April 27, 2023
Charging for designs

Charging for designs

 

Start with the end in mind


BY GEORGE URVARI



Growing Your Business is a new Landscape Trades column featuring business management experts writing on the topics that matter to landscape and horticulture professionals.
 


The goal for all design/ build companies is to acquire the best customers and capture revenue for all the work they do — including the project design. The design is the most important part of building a brand people are willing to pay for.


Art is priceless


A landscape is concrete, yet at the same time it is a living organism that either appreciates or depreciates over time. Design is the foundation upon which true long-lasting value is built. It’s not an expense, but rather an investment. The benefits are financial, environmental, social and emotional.


Charging for design permits:


1. A revenue source to pay for talent and keep it.
2. The ability to generate revenue and profit for your company.
3. A differentiator that validates we are good enough to charge you.
4. A screening tool to separate customer wheat from chaff.
5. The plan to execute the vision perfectly.


Leverage envy


Charlie Munger, Warren Buffet’s billionaire business partner, stated it best: Most people are driven by envy! A simple test of this assumption is the concept of buying a car. Ninety-nine per cent of cars today are reliable and safe with similar features, such as: fuel economy, automatic transmission, air conditioning, and seating for five people. The speed limits are the same for a Honda Accord or a BMW M3. One costs $30,000, the other $70,000, yet they essentially do the same thing. The perception in the marketplace of the value of the vehicles and the status they bring account for a giant delta in price. The same concept holds true for design: Frugal or wow!

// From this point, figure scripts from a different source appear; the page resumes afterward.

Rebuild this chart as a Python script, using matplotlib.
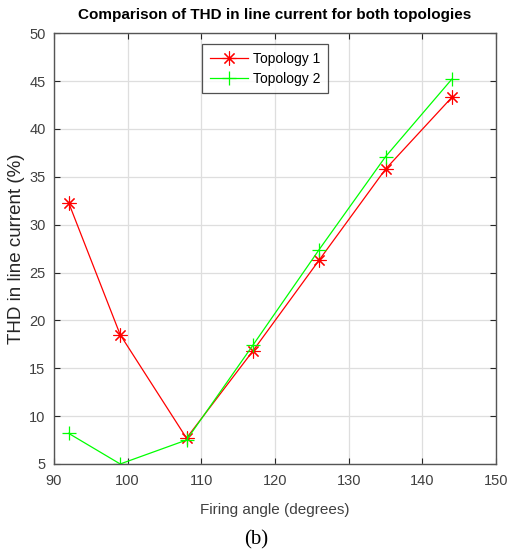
import matplotlib.pyplot as plt

# Data
firing_angle = [92, 99, 108, 117, 126, 135, 144]
thd_topology1 = [32.3, 18.5, 7.7, 16.8, 26.3, 35.8, 43.3]
thd_topology2 = [8.2, 5.0, 7.5, 17.4, 27.4, 37.1, 45.2]

x_ticks = [90, 100, 110, 120, 130, 140, 150]
y_ticks = [5, 10, 15, 20, 25, 30, 35, 40, 45, 50]

plt.rcParams['font.family'] = ['Liberation Sans', 'DejaVu Sans']

fig = plt.figure(figsize=(5.13, 5.53), dpi=100)
ax = fig.add_axes([0.105, 0.161, 0.862, 0.779])

# MATLAB-style asterisk (8 spokes) and plus markers
ax.plot(firing_angle, thd_topology1, color='red', marker=(8, 2, 0), markersize=10,
        markeredgewidth=0.8, linewidth=0.9, label='Topology 1')
ax.plot(firing_angle, thd_topology2, color='#00ff00', marker='+', markersize=10,
        markeredgewidth=0.9, linewidth=0.9, label='Topology 2')

ax.set_xlim(90, 150)
ax.set_ylim(5, 50)
ax.set_xticks(x_ticks)
ax.set_yticks(y_ticks)

ax.grid(True, color='#dedede', linewidth=0.9)
ax.set_axisbelow(True)
ax.tick_params(direction='in', top=True, right=True, length=4,
               labelsize=10.5, colors='#262626', labelcolor='#404040')
ax.tick_params(axis='x', pad=7)
ax.tick_params(axis='y', pad=6)
for s in ax.spines.values():
    s.set_color('#555555')
    s.set_linewidth(1.0)

ax.set_title('Comparison of THD in line current for both topologies',
             fontsize=11, fontweight='bold', pad=10)
ax.set_xlabel('Firing angle (degrees)', fontsize=11, color='#404040', labelpad=11)
ax.set_ylabel('THD in line current (%)', fontsize=13.5, color='#262626', labelpad=3)

leg = ax.legend(loc='upper left', bbox_to_anchor=(0.336, 0.974), fontsize=10,
                frameon=True, fancybox=False, edgecolor='#262626',
                handlelength=2.7, handletextpad=0.4, borderpad=0.55,
                labelspacing=0.4, borderaxespad=0)
leg.get_frame().set_linewidth(0.9)

fig.text(0.5, 0.0235, '(b)', ha='center', va='center', fontsize=15,
         family=['Liberation Serif', 'DejaVu Serif'])

plt.savefig('out.png', dpi=100)
plt.close()
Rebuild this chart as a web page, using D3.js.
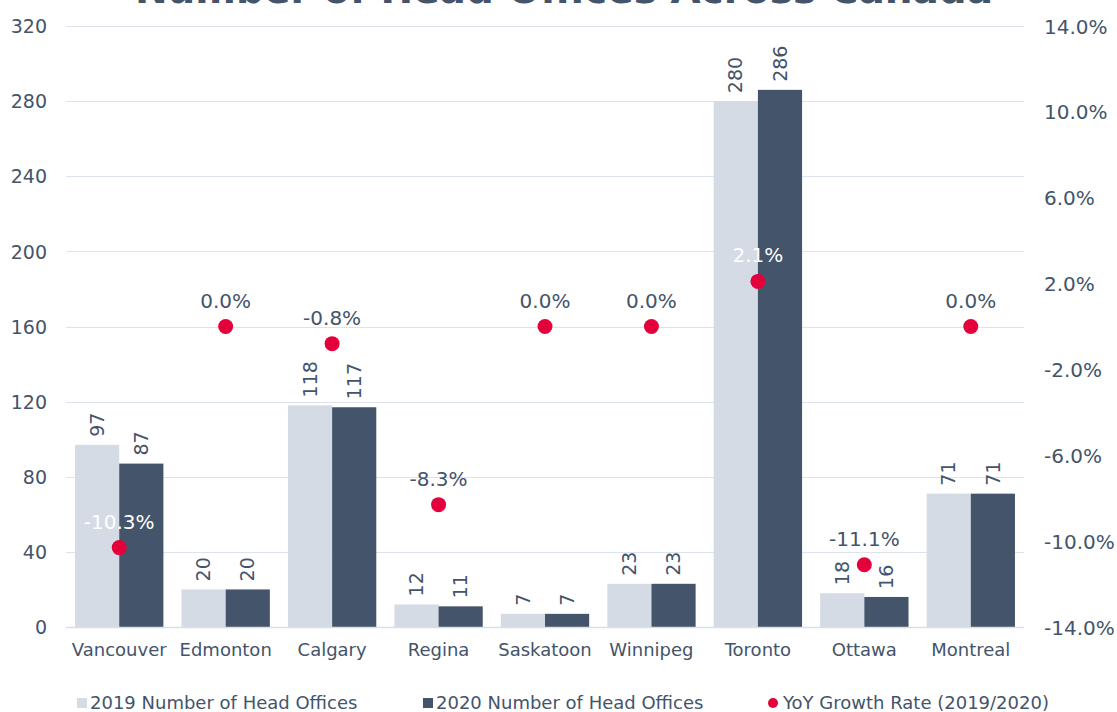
<!DOCTYPE html>
<html lang="en">
<head>
<meta charset="UTF-8">
<title>Number of Head Offices Across Canada</title>
<script src="https://cdn.jsdelivr.net/npm/d3@7"></script>
<style>
    body { margin: 0; background: #ffffff; }
    #grafico { width: 1117px; height: 712px; }
    text { font-family: 'DejaVu Sans', Verdana, sans-serif; fill: #44546a; }
    .ejes .domain { display: none; }
    .ejes line { stroke: none; }
    .rejilla line { stroke: #dde3ec; stroke-width: 1; }
    .barra2019 { fill: #d5dbe5; }
    .barra2020 { fill: #44546a; }
    .bolas { fill: #e4003b; }
</style>
</head>
<body>
<div id="grafico"></div>
<script>
// datos
var ciudades = ["Vancouver", "Edmonton", "Calgary", "Regina", "Saskatoon", "Winnipeg", "Toronto", "Ottawa", "Montreal"];
var oficinas2019 = [97, 20, 118, 12, 7, 23, 280, 18, 71];
var oficinas2020 = [87, 20, 117, 11, 7, 23, 286, 16, 71];
var crecimiento = [-10.3, 0.0, -0.8, -8.3, 0.0, 0.0, 2.1, -11.1, 0.0];
var ticksIzq = [0, 40, 80, 120, 160, 200, 240, 280, 320];
var ticksDer = [-14, -10, -6, -2, 2, 6, 10, 14];
var leyenda = ["2019 Number of Head Offices", "2020 Number of Head Offices", "YoY Growth Rate (2019/2020)"];
var titulo = "Number of Head Offices Across Canada";

var w = 1117, h = 712;
var margen = {top: 26, right: 93, bottom: 85, left: 66};

var svg = d3.select("#grafico").append("svg")
    .attr("width", w)
    .attr("height", h);

var xScale = d3.scaleBand()
    .domain(ciudades)
    .range([margen.left, w - margen.right])
    .paddingInner(0.17)
    .paddingOuter(0.085);

var xSub = d3.scaleBand()
    .domain(["2019", "2020"])
    .range([0, xScale.bandwidth()]);

var yScale = d3.scaleLinear()
    .domain([0, 320])
    .range([h - margen.bottom, margen.top]);

var y2Scale = d3.scaleLinear()
    .domain([-14, 14])
    .range([h - margen.bottom, margen.top]);

// rejilla
svg.append("g")
    .attr("class", "rejilla")
    .selectAll("line")
    .data(ticksIzq)
    .enter()
    .append("line")
    .attr("x1", margen.left)
    .attr("x2", w - margen.right)
    .attr("y1", function(d){ return Math.round(yScale(d)) + 0.5; })
    .attr("y2", function(d){ return Math.round(yScale(d)) + 0.5; });

// ejes
svg.append("g")
    .attr("class", "ejes")
    .attr("transform", "translate(" + (margen.left - 19) + ",0)")
    .call(d3.axisLeft(yScale).tickValues(ticksIzq).tickSize(0).tickPadding(0))
    .selectAll("text").attr("dy", "0.35em").style("font-size", "19px");

svg.append("g")
    .attr("class", "ejes")
    .attr("transform", "translate(" + (w - margen.right + 20) + ",0)")
    .call(d3.axisRight(y2Scale).tickValues(ticksDer).tickSize(0).tickPadding(0)
        .tickFormat(function(d){ return d.toFixed(1) + "%"; }))
    .selectAll("text").attr("dy", "0.35em").style("font-size", "20px");

svg.append("g")
    .attr("class", "ejes")
    .attr("transform", "translate(0," + (h - margen.bottom + 16) + ")")
    .call(d3.axisBottom(xScale).tickSize(0).tickPadding(0))
    .selectAll("text").attr("dy", "0.71em").style("font-size", "18px");

// barras
var filas = ciudades.map(function(c, i){
    return {ciudad: c, v2019: oficinas2019[i], v2020: oficinas2020[i], g: crecimiento[i]};
});

var series = [
    {clave: "2019", clase: "barra2019", valor: function(d){ return d.v2019; }},
    {clave: "2020", clase: "barra2020", valor: function(d){ return d.v2020; }}
];

series.forEach(function(s){
    svg.append("g").selectAll("rect")
        .data(filas)
        .enter()
        .append("rect")
        .attr("class", s.clase)
        .attr("x", function(d){ return xScale(d.ciudad) + xSub(s.clave); })
        .attr("y", function(d){ return yScale(s.valor(d)); })
        .attr("width", xSub.bandwidth())
        .attr("height", function(d){ return yScale(0) - yScale(s.valor(d)); });

    svg.append("g").selectAll("text")
        .data(filas)
        .enter()
        .append("text")
        .text(function(d){ return s.valor(d); })
        .attr("transform", function(d){
            var x = xScale(d.ciudad) + xSub(s.clave) + xSub.bandwidth() / 2;
            var y = yScale(s.valor(d)) - 8;
            return "translate(" + x + "," + y + ") rotate(-90)";
        })
        .attr("dy", "0.35em")
        .style("font-size", "19px");
});

// linea base
svg.append("line")
    .attr("x1", margen.left)
    .attr("x2", w - margen.right)
    .attr("y1", yScale(0) + 0.5)
    .attr("y2", yScale(0) + 0.5)
    .style("stroke", "#d9dfe8")
    .style("stroke-width", 1.5);

// bolas de crecimiento
var centro = function(d){ return xScale(d.ciudad) + xScale.bandwidth() / 2; };

svg.append("g").selectAll("circle")
    .data(filas)
    .enter()
    .append("circle")
    .attr("class", "bolas")
    .attr("cx", centro)
    .attr("cy", function(d){ return y2Scale(d.g); })
    .attr("r", 7.5);

svg.append("g").selectAll("text")
    .data(filas)
    .enter()
    .append("text")
    .text(function(d){ return d.g.toFixed(1) + "%"; })
    .attr("x", centro)
    .attr("y", function(d){ return y2Scale(d.g) - 19; })
    .attr("text-anchor", "middle")
    .style("font-size", "20px")
    .style("fill", function(d){
        // blanco si la etiqueta cae encima de las barras
        var topeBarra = yScale(Math.max(d.v2019, d.v2020));
        return (y2Scale(d.g) - 26 > topeBarra) ? "#ffffff" : "#44546a";
    });

// titulo
svg.append("text")
    .text(titulo)
    .attr("x", 564)
    .attr("y", 3)
    .attr("text-anchor", "middle")
    .style("font-size", "39px")
    .style("font-weight", "bold");

// leyenda
var posLeyenda = [77, 423, 768];
var ley = svg.append("g").selectAll("g")
    .data(leyenda)
    .enter()
    .append("g")
    .attr("transform", function(d, i){ return "translate(" + posLeyenda[i] + ",703)"; });

ley.each(function(d, i){
    var g = d3.select(this);
    if (i < 2) {
        g.append("rect")
            .attr("x", 0).attr("y", -5)
            .attr("width", 10).attr("height", 10)
            .attr("class", i === 0 ? "barra2019" : "barra2020");
    } else {
        g.append("circle")
            .attr("cx", 5).attr("cy", 0).attr("r", 5)
            .attr("class", "bolas");
    }
    g.append("text")
        .text(d)
        .attr("x", i < 2 ? 13 : 15)
        .attr("dy", "0.35em")
        .style("font-size", "18px");
});
</script>
</body>
</html>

Transition from free to fee


The biggest obstacle to charging for design is the fear of having no work. It is a rational emotion based on a perceived existential threat. The risk assessment, however, is not logical if emotion and not statistics governs the decision to charge or not to charge for design.


The strategic plan


Step 1: Charge for the design and credit the client if they hire you, but build it into your cost.
Step 2: Charge for the design for a fraction of your clients, with no offer of a credit but at a lower price.
Step 3: Charge all of your customers for the design with no credit at a lower price.
Step 4: Start raising your price incrementally over time to all your future customers.


Anecdotal evidence


My own company Oriole Landscaping did this, but we skipped step two. All the companies I have consulted have started charging for design with zero regrets. Boutique landscape designers and architects make their living purely off design.


Make a choice


Planning is never free. They say the Japanese take two years to plan and one year to build, while North Americans take one year to plan and two years to build. Perception is reality, and the reality is often undervalued. Sell your process — you have to show your clients you are the right choice. More people are willing to pay for the design than you think.      

 


George Urvari is the co-founder and president of Oriole Landscaping in Toronto, Ont. He is now on the second phase of his career acting as a business consultant for Knowledge Tree Consulting, a company co-founded with Peter Guinane.